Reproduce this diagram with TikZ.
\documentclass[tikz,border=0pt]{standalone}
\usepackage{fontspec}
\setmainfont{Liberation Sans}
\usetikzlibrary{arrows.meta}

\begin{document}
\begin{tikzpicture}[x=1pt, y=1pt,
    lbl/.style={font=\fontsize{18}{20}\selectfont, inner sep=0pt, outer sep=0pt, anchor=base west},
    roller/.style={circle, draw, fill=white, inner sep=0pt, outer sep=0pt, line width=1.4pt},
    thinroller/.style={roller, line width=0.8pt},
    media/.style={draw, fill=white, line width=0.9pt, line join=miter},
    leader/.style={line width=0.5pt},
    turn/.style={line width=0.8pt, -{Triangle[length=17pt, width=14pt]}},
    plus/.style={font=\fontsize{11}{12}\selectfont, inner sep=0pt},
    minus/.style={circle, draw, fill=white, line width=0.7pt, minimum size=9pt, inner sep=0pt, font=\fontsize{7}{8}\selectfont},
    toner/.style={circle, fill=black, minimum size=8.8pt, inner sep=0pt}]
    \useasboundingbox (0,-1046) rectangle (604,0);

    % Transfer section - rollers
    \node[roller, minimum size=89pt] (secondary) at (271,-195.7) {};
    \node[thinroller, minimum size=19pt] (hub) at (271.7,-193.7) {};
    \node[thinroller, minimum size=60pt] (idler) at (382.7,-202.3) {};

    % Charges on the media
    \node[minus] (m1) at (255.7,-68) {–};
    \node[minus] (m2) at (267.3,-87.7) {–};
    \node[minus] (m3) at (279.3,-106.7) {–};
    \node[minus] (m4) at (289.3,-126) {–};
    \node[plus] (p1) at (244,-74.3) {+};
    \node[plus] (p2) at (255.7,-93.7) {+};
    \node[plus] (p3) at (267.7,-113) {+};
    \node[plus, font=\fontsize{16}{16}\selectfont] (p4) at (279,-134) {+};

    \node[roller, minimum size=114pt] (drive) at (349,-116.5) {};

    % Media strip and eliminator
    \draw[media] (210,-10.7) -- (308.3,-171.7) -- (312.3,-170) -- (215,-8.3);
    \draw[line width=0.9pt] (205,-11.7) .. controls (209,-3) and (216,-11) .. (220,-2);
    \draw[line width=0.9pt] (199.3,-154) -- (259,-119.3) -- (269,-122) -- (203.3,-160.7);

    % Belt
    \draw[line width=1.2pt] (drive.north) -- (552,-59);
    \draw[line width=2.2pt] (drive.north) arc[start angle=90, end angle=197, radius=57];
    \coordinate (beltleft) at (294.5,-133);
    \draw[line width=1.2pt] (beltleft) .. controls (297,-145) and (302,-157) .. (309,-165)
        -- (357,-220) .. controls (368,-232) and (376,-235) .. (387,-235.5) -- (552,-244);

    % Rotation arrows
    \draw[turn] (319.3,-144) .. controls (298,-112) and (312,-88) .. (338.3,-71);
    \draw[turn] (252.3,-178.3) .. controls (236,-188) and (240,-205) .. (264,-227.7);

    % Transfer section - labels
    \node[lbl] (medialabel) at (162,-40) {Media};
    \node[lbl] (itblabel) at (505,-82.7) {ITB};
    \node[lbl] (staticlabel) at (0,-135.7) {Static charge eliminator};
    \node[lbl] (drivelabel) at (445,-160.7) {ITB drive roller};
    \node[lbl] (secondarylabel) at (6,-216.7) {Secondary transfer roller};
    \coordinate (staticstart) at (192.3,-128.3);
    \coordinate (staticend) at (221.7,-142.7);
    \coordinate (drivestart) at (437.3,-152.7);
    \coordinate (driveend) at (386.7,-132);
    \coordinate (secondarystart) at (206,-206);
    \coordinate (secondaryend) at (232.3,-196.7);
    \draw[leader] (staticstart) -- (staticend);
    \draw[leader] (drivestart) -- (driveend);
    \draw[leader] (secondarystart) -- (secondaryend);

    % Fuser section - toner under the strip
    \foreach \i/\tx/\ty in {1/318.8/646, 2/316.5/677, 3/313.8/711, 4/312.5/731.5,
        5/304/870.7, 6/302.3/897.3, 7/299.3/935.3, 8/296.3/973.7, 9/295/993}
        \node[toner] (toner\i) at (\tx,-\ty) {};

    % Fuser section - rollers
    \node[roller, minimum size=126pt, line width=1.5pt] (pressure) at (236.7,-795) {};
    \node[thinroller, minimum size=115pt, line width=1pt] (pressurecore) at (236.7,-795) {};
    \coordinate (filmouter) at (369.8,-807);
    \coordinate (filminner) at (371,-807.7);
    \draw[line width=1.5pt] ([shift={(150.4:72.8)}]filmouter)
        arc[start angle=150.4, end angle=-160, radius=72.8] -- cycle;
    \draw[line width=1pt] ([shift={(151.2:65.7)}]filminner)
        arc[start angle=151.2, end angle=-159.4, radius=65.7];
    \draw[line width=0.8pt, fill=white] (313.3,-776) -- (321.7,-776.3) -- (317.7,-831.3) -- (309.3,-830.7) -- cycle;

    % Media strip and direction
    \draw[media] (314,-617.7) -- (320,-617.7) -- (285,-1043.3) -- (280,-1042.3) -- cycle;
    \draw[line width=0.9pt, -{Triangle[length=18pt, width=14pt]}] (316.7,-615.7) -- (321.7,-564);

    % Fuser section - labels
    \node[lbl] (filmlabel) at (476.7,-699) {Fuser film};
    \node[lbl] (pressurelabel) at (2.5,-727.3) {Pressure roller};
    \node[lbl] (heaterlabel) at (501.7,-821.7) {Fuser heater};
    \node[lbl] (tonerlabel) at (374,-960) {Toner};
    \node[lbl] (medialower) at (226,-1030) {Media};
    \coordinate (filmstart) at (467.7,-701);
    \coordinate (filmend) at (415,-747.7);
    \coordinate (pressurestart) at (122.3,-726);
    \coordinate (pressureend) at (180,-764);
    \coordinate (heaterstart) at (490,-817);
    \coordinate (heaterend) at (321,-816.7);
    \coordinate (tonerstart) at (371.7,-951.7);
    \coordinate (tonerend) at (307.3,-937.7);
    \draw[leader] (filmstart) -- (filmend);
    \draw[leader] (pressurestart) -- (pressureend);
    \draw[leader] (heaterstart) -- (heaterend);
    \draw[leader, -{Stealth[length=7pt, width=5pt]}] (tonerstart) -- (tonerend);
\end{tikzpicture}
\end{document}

- [WHAT YOU ARE ASKED TO DO]:
Each line must be given again exactly as written above.

- [REPLY]:
Reproduce this diagram with TikZ.
\documentclass[tikz,border=0pt]{standalone}
\usepackage{fontspec}
\setmainfont{Liberation Sans}
\usetikzlibrary{arrows.meta}

\begin{document}
\begin{tikzpicture}[x=1pt, y=1pt,
    lbl/.style={font=\fontsize{18}{20}\selectfont, inner sep=0pt, outer sep=0pt, anchor=base west},
    roller/.style={circle, draw, fill=white, inner sep=0pt, outer sep=0pt, line width=1.4pt},
    thinroller/.style={roller, line width=0.8pt},
    media/.style={draw, fill=white, line width=0.9pt, line join=miter},
    leader/.style={line width=0.5pt},
    turn/.style={line width=0.8pt, -{Triangle[length=17pt, width=14pt]}},
    plus/.style={font=\fontsize{11}{12}\selectfont, inner sep=0pt},
    minus/.style={circle, draw, fill=white, line width=0.7pt, minimum size=9pt, inner sep=0pt, font=\fontsize{7}{8}\selectfont},
    toner/.style={circle, fill=black, minimum size=8.8pt, inner sep=0pt}]
    \useasboundingbox (0,-1046) rectangle (604,0);

    % Transfer section - rollers
    \node[roller, minimum size=89pt] (secondary) at (271,-195.7) {};
    \node[thinroller, minimum size=19pt] (hub) at (271.7,-193.7) {};
    \node[thinroller, minimum size=60pt] (idler) at (382.7,-202.3) {};

    % Charges on the media
    \node[minus] (m1) at (255.7,-68) {–};
    \node[minus] (m2) at (267.3,-87.7) {–};
    \node[minus] (m3) at (279.3,-106.7) {–};
    \node[minus] (m4) at (289.3,-126) {–};
    \node[plus] (p1) at (244,-74.3) {+};
    \node[plus] (p2) at (255.7,-93.7) {+};
    \node[plus] (p3) at (267.7,-113) {+};
    \node[plus, font=\fontsize{16}{16}\selectfont] (p4) at (279,-134) {+};

    \node[roller, minimum size=114pt] (drive) at (349,-116.5) {};

    % Media strip and eliminator
    \draw[media] (210,-10.7) -- (308.3,-171.7) -- (312.3,-170) -- (215,-8.3);
    \draw[line width=0.9pt] (205,-11.7) .. controls (209,-3) and (216,-11) .. (220,-2);
    \draw[line width=0.9pt] (199.3,-154) -- (259,-119.3) -- (269,-122) -- (203.3,-160.7);

    % Belt
    \draw[line width=1.2pt] (drive.north) -- (552,-59);
    \draw[line width=2.2pt] (drive.north) arc[start angle=90, end angle=197, radius=57];
    \coordinate (beltleft) at (294.5,-133);
    \draw[line width=1.2pt] (beltleft) .. controls (297,-145) and (302,-157) .. (309,-165)
        -- (357,-220) .. controls (368,-232) and (376,-235) .. (387,-235.5) -- (552,-244);

    % Rotation arrows
    \draw[turn] (319.3,-144) .. controls (298,-112) and (312,-88) .. (338.3,-71);
    \draw[turn] (252.3,-178.3) .. controls (236,-188) and (240,-205) .. (264,-227.7);

    % Transfer section - labels
    \node[lbl] (medialabel) at (162,-40) {Media};
    \node[lbl] (itblabel) at (505,-82.7) {ITB};
    \node[lbl] (staticlabel) at (0,-135.7) {Static charge eliminator};
    \node[lbl] (drivelabel) at (445,-160.7) {ITB drive roller};
    \node[lbl] (secondarylabel) at (6,-216.7) {Secondary transfer roller};
    \coordinate (staticstart) at (192.3,-128.3);
    \coordinate (staticend) at (221.7,-142.7);
    \coordinate (drivestart) at (437.3,-152.7);
    \coordinate (driveend) at (386.7,-132);
    \coordinate (secondarystart) at (206,-206);
    \coordinate (secondaryend) at (232.3,-196.7);
    \draw[leader] (staticstart) -- (staticend);
    \draw[leader] (drivestart) -- (driveend);
    \draw[leader] (secondarystart) -- (secondaryend);

    % Fuser section - toner under the strip
    \foreach \i/\tx/\ty in {1/318.8/646, 2/316.5/677, 3/313.8/711, 4/312.5/731.5,
        5/304/870.7, 6/302.3/897.3, 7/299.3/935.3, 8/296.3/973.7, 9/295/993}
        \node[toner] (toner\i) at (\tx,-\ty) {};

    % Fuser section - rollers
    \node[roller, minimum size=126pt, line width=1.5pt] (pressure) at (236.7,-795) {};
    \node[thinroller, minimum size=115pt, line width=1pt] (pressurecore) at (236.7,-795) {};
    \coordinate (filmouter) at (369.8,-807);
    \coordinate (filminner) at (371,-807.7);
    \draw[line width=1.5pt] ([shift={(150.4:72.8)}]filmouter)
        arc[start angle=150.4, end angle=-160, radius=72.8] -- cycle;
    \draw[line width=1pt] ([shift={(151.2:65.7)}]filminner)
        arc[start angle=151.2, end angle=-159.4, radius=65.7];
    \draw[line width=0.8pt, fill=white] (313.3,-776) -- (321.7,-776.3) -- (317.7,-831.3) -- (309.3,-830.7) -- cycle;

    % Media strip and direction
    \draw[media] (314,-617.7) -- (320,-617.7) -- (285,-1043.3) -- (280,-1042.3) -- cycle;
    \draw[line width=0.9pt, -{Triangle[length=18pt, width=14pt]}] (316.7,-615.7) -- (321.7,-564);

    % Fuser section - labels
    \node[lbl] (filmlabel) at (476.7,-699) {Fuser film};
    \node[lbl] (pressurelabel) at (2.5,-727.3) {Pressure roller};
    \node[lbl] (heaterlabel) at (501.7,-821.7) {Fuser heater};
    \node[lbl] (tonerlabel) at (374,-960) {Toner};
    \node[lbl] (medialower) at (226,-1030) {Media};
    \coordinate (filmstart) at (467.7,-701);
    \coordinate (filmend) at (415,-747.7);
    \coordinate (pressurestart) at (122.3,-726);
    \coordinate (pressureend) at (180,-764);
    \coordinate (heaterstart) at (490,-817);
    \coordinate (heaterend) at (321,-816.7);
    \coordinate (tonerstart) at (371.7,-951.7);
    \coordinate (tonerend) at (307.3,-937.7);
    \draw[leader] (filmstart) -- (filmend);
    \draw[leader] (pressurestart) -- (pressureend);
    \draw[leader] (heaterstart) -- (heaterend);
    \draw[leader, -{Stealth[length=7pt, width=5pt]}] (tonerstart) -- (tonerend);
\end{tikzpicture}
\end{document}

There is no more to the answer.